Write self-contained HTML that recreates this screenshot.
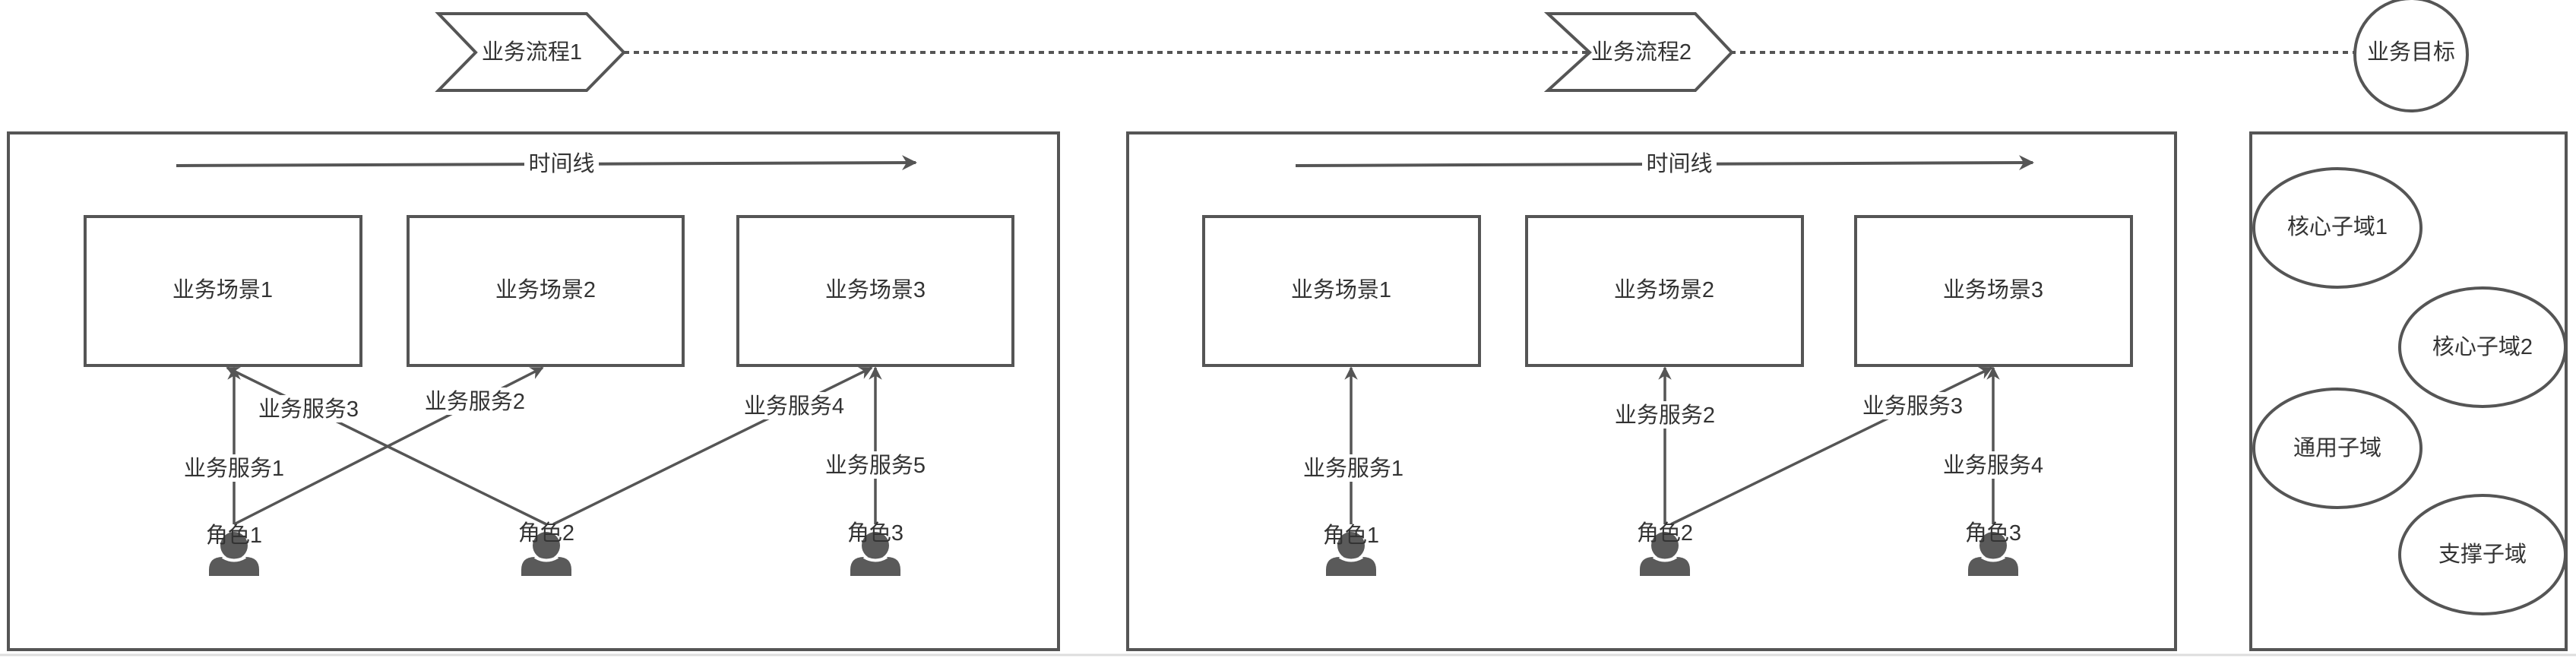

***

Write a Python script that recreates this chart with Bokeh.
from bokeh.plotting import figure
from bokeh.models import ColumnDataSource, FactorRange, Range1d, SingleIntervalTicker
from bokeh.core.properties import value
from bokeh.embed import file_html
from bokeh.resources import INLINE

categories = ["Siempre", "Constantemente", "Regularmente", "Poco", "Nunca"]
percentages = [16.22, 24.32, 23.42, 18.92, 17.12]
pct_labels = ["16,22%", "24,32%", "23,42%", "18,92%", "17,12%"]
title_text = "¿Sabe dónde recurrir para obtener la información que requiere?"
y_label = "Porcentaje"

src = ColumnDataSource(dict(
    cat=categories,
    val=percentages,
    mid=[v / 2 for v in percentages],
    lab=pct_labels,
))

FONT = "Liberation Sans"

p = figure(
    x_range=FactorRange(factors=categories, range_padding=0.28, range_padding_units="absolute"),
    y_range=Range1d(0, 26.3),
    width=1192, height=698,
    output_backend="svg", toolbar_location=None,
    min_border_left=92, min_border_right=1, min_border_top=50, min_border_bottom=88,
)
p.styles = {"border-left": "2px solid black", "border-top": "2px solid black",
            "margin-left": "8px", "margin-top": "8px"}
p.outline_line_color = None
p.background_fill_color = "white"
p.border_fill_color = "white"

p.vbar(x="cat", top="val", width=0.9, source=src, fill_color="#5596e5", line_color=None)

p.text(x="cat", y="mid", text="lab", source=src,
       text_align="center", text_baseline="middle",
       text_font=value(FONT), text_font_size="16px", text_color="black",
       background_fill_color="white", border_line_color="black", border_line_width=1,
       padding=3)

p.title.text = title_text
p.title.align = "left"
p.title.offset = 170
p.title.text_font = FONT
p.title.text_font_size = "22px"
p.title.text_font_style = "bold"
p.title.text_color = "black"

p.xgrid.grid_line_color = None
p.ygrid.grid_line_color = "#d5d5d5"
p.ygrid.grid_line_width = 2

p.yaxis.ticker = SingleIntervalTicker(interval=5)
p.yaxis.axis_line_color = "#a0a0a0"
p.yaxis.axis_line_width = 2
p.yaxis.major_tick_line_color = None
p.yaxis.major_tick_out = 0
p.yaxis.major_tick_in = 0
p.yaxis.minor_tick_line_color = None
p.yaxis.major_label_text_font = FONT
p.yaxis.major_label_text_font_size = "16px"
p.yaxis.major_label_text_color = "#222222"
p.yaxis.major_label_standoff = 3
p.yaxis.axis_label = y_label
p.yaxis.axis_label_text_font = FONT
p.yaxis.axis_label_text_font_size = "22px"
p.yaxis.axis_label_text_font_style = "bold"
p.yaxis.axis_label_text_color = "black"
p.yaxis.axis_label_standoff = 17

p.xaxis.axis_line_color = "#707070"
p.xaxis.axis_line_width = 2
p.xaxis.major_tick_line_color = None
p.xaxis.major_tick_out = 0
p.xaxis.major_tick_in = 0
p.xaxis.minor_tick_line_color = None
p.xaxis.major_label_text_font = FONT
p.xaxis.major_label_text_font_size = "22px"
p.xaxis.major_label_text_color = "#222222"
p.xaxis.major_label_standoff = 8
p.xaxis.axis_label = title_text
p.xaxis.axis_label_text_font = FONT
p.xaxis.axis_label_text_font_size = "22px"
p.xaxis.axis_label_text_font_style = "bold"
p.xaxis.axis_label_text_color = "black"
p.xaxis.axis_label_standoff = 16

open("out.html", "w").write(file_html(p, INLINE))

***

THE TASK:
Report each line of the material above where the word "that" appears.

EXERCISE ANSWER:
Write self-contained HTML that recreates this screenshot.
Write a Python script that recreates this chart with Bokeh.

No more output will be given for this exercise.